Saturday, December 29, 2012

Peace Making as a Way of Life


In the introduction to ‘The Peace Making Pastor’ by Alfred Poirier (Baker Books, 2006), the author states that to be a pastor is to be a peacemaker (p.13).

Poirier says that too often pastors view peacemaking as only a tool of ministry, rather than a habit of being. “Instead of being ministers or reconciliation (2 Cor.5:19-20), we confine peacemaking to special crisis situations within the church.”

Poirier actually goes further than to say that just pastors are peacemakers or in the ‘ministry of reconciliation.’

Poirier says: “Since God reconciled all things in heaven and on earth to himself through the death of his Son on the cross (Col.1:19-20), then we who are children of God are redeemed to be reconcilers.”

Poirier develops this theme in Chapter 5, ‘Peacemaking in the Family of God,’ specifically on p.92, under the heading ‘Theology of Sonship.’ Here he says that Jesus’ connection between “peacemakers” and being called “sons of God” is not an arbitrary one. “Peacemaking is the defining characteristic of sonship.

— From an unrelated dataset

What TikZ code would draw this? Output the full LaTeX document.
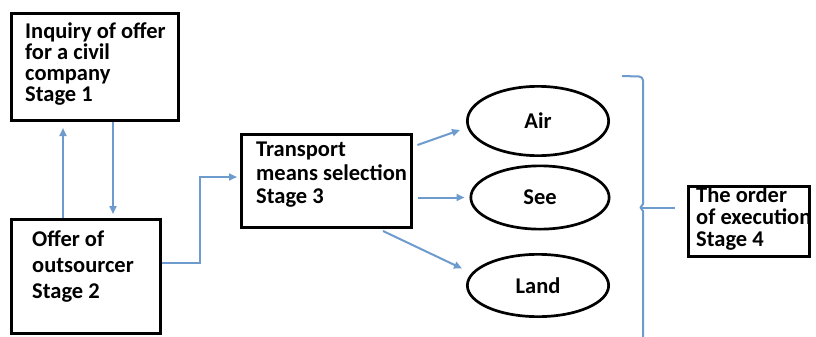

And of all Christian virtues and actions, peacemaking reflects most the meaning of being a son or daughter of God.”

This is my favorite chapter in the book because here the author lays out the biblical basis and foundation for our role as 24/7/365 Christians to be peacemakers and reconcilers in a broken and hurting world.

Poirier goes on to say that if this claim is true (that Scripture proclaims and endorses this view of us as believers), “we must not relegate our individual identity as sons and daughters and our corporate identity as family to a minor place in our theology, as if our sonship were one image among many that Scripture uses to describe God’s relationship with the church.”

Poirier states three reasons why this ‘sonship reconciliation theology’ is true.

First, he says that the significance of sonship is proved by its dominant presence in several key ‘programmatic’ passages of Scripture (Rom.8:15-32; Gal.3:15-4:7; Eph.1:3-6; Heb.2:1-18;12:1-14;1 John 3:1-3). [By programmatic he means those texts that give the sweep and order of God’s redemptive purposes].

Second, Poirier says sonship is the distinctive mark of the new covenant. He says that in Galatians 3:26-4:7, Paul likens the radical shift in the status of God’s people in redemptive history to the transition from being slaves to being sons.

The third line of evidence showing the significance of sonship in God’s redemptive purposes is that sonship is a key characteristic of our sanctification, most overtly seen in Hebrews 12.

Poirier says (p.95) that to be “Like father, like son,” is not only a common proverb, but is inherently biblical in nature. “In Scripture, sonship is about likeness.”

Elsewhere in Scripture, Paul says that we are ‘heirs and joint heirs (co-heirs) with Christ’ and that one day we shall be like Him. But there is a very real sense in that we are called to be like Him NOW. Jesus said ‘the Kingdom is within you, and NOW is’ – the Kingdom of God has come near, is with us, and within us NOW by the power of the indwelling Holy Spirit.

Therefore, if we are heirs, and joint heirs with Christ NOW, we are to be like Him NOW, and to exercise the role of peacemakers and reconcilers NOW.

From reading Poirier, I conclude that not only pastors, but all Bible-believing Christians, are to be “reconciling peacemakers,” as Paul says, “as if God were making His appeal to you though us.”

This being the case, I believe it is incumbent upon us as Christ followers, in the words of Paul, to “as much as it is within your power, live at peace with all men,” and “to keep the unity of the Spirit in the bond of peace.”

For me, this means to live a Spirit-filled, Spirit-directed life, seeking to bring the message of ‘the peace with God’ and ‘the peace of God’ to all men, everywhere.